Было холодно, сыро; потоки воды струились по скалам, неслись по тропам…»[209]
Затем, вслед за этими строчками (или склонами, или скальными террасами), — прекрасный «Разговор в горах» Целана, которого с семидесятых годов переводил как раз Андре дю Буше вместе Джоном Э. Джексоном.
«Мы, евреи, пришли сюда, как Ленц, через горы».
И еще, из более далекого прошлого, воспоминание менее живое и достоверное, но тем не менее важное для меня — это «Поездка в зимний Гарц», которая почти примирила Рильке с поэзией Гете…
Отсюда всего один шаг до «Зимнего путешествия» Шуберта, любимого Андре (как однажды я с некоторым удивлением обнаружил) и мною и — еще более глубоко и интимно — опять-таки Гюставом Ру; в конце жизни он тоже стал «зимним странником» — каждый раз, вспоминая комнату его деревенского дома, я мысленно вижу запечатленные в памяти морозные цветы на низких окнах, как в одной из самых прекрасных Lieds зимнего цикла.
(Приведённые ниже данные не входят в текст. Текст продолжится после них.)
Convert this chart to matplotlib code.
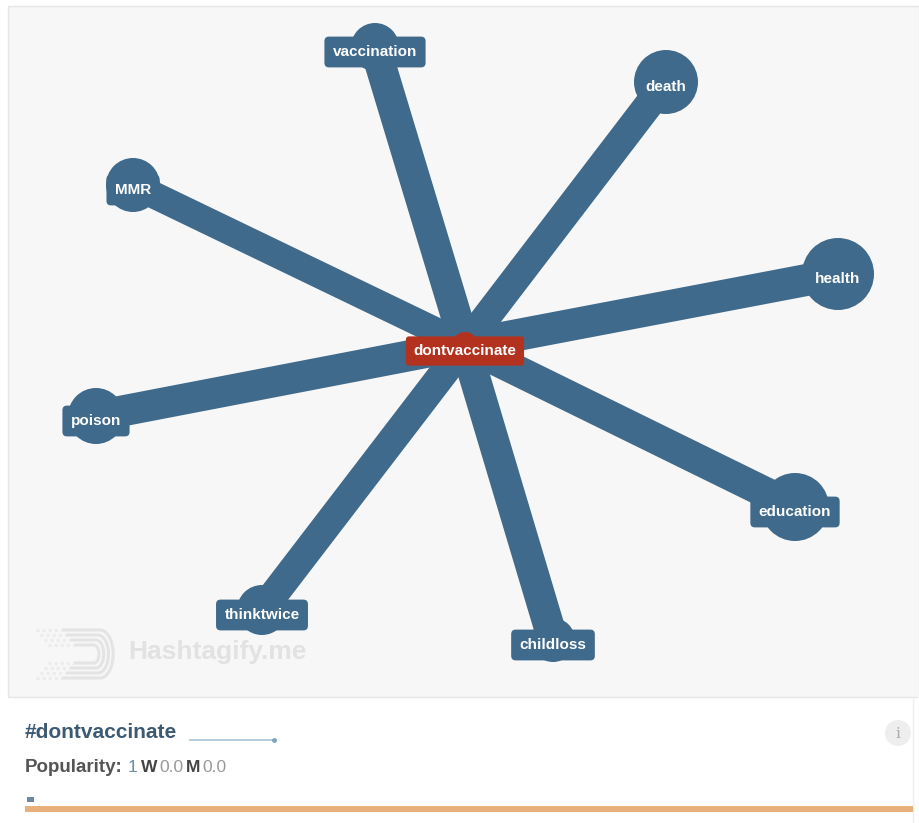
import numpy as np
import matplotlib
matplotlib.use("Agg")
import matplotlib.pyplot as plt
from matplotlib.patches import Circle, Rectangle

# hashtag graph for #dontvaccinate (layout, pixels)
center_tag = "dontvaccinate"
center_xy = (465, 345)
tags = ["vaccination", "death", "MMR", "health", "poison",
        "education", "thinktwice", "childloss"]
tag_x = [375, 666, 133, 838, 96, 795, 262, 553]
tag_y = [47, 82, 185, 274, 416, 507, 610, 640]
tag_size = [24, 32, 27, 36, 28, 34, 25, 22]      # node radius
edge_weight = [31, 29, 27, 32, 31, 31, 29, 31]  # edge thickness

popularity_labels = ["1", "W", "0.0", "M", "0.0"]

BLUE = "#3f6a8c"
RED = "#b2321f"
PX = 72 / 100  # px -> pt at dpi 100
FONT = "Liberation Sans"

fig = plt.figure(figsize=(9.19, 8.23), dpi=100)
ax = fig.add_axes([0, 0, 1, 1])
ax.set_xlim(0, 919)
ax.set_ylim(823, 0)
ax.axis("off")
renderer = fig.canvas.get_renderer()

# panels
ax.add_patch(Rectangle((0, 0), 919, 823, fc="white", ec="none", zorder=0))
ax.add_patch(Rectangle((8, 6), 911, 691, fc="#f7f7f7", ec="#e6e6e6", lw=1, zorder=0))
ax.plot([913, 913], [697, 823], color="#eeeeee", lw=1, zorder=0)

# watermark logo
for i in range(4):
    yt = 630 + i * 5
    yb = 678 - i * 5
    r = (yb - yt) / 2
    xr = 100 - i * 2
    t = np.linspace(0, np.pi, 30)
    xs = np.concatenate([[62 + i * 4, xr], xr + r * 0.55 * np.sin(t), [xr, 62 + i * 4]])
    ys = np.concatenate([[yt, yt], yt + r - r * np.cos(t), [yb, yb]])
    ax.plot(xs, ys, color="#e4e4e4", lw=2.2, zorder=1, solid_capstyle="butt")
    ax.plot([36 + i * 4, 62 + i * 4], [yt, yt], color="#ececec", lw=2.2, ls=(0, (1, 1)), zorder=1)
    ax.plot([36 + i * 4, 62 + i * 4], [yb, yb], color="#ececec", lw=2.2, ls=(0, (1, 1)), zorder=1)
ax.text(128, 652, "Hashtagify.me", fontsize=19, fontweight="bold",
        family=FONT, color="#e2e2e2", va="center", ha="left", zorder=1)

# edges
for x, y, w in zip(tag_x, tag_y, edge_weight):
    ax.plot([center_xy[0], x], [center_xy[1], y], color=BLUE, lw=w * PX,
            solid_capstyle="round", zorder=2)

# nodes: the label box only shows when the name is wider than the bubble
for name, x, y, r in zip(tags, tag_x, tag_y, tag_size):
    ax.add_patch(Circle((x, y), r, fc=BLUE, ec="none", zorder=3))
    lab = ax.text(x, y + 5, name, fontsize=11, fontweight="bold", family=FONT,
                  color="white", ha="center", va="center", zorder=4)
    if lab.get_window_extent(renderer).width + 14 > 1.8 * r:
        lab.set_bbox(dict(boxstyle="round,pad=0.55,rounding_size=0.3", fc=BLUE, ec="none"))

ax.add_patch(Circle(center_xy, 13, fc=RED, ec="none", zorder=3))
ax.text(center_xy[0], center_xy[1] + 6, center_tag, fontsize=11, fontweight="bold",
        family=FONT, color="white", ha="center", va="center", zorder=4,
        bbox=dict(boxstyle="round,pad=0.5,rounding_size=0.2", fc=RED, ec="none"))

# bottom info panel
ax.text(25, 733, "#" + center_tag, fontsize=15, fontweight="bold",
        family=FONT, color="#3d5a73", ha="left", va="center")
ax.plot([190, 274], [740, 740], color="#a9c4d6", lw=1.2)
ax.plot([274], [740], marker="o", ms=2.5, color="#7fa3bd")

t = ax.text(25, 768, "Popularity:", fontsize=13.5, fontweight="bold",
            family=FONT, color="#555555", ha="left", va="center")
pop_color = ["#6d8fa8", "#444444", "#999999", "#444444", "#999999"]
pop_weight = ["normal", "bold", "normal", "bold", "normal"]
pop_gap = [5, 3, 2, 3, 2]
for lab, c, fw, gap in zip(popularity_labels, pop_color, pop_weight, pop_gap):
    bb = t.get_window_extent(renderer)
    x_next = ax.transData.inverted().transform((bb.x1, 0))[0] + gap
    t = ax.text(x_next, 768, lab, fontsize=12.5, fontweight=fw,
                family=FONT, color=c, ha="left", va="center")

ax.add_patch(Rectangle((27, 797), 7, 5, fc="#6d87a0", ec="none"))
ax.add_patch(Rectangle((25, 806), 888, 6, fc="#e8b07a", ec="none"))

# info icon
ax.add_patch(Circle((898, 733), 13, fc="#eeeeee", ec="none"))
ax.text(898, 734, "i", fontsize=11, family="DejaVu Serif", color="#aaaaaa",
        ha="center", va="center")

fig.savefig("out.png", dpi=100)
Эти переклички немногочисленны, но они настойчиво звучат в глубине сердца, они же возникают на страницах, которые так щедро посвятил мне Андре. Там в конце как раз появляются вместе Шуберт и Гете: «То, что духи поют над поверхностью вод». Стихи о горном водопаде, «чистом луче» света, падающем с уступов скал и становящемся покрывалом радужной пены и ропотом бездны, а потом гладкой поверхностью озера, где отразились созвездья:
Души людей
Подобны ручьям!
Судьбы людей
Подобны ветрам!
Но почему все-таки тем утром, прибыв в Трюинас, я вдруг так ярко, рельефно испытал чувство реальности мира, почему от погружения в нее у меня буквально перехватило дыхание? Я допускаю, что, конечно, сама трагедия смерти обострила мою чувствительность; к тому же нежданный снег, преобразивший окрестность, тоже мог изменить мое зрение. Впрочем, я и раньше всегда чувствовал: Трюинас — место прекрасное и «подлинное» — прекрасное в силу своей подлинности, — включая и этот большой дом, который стал его центром.)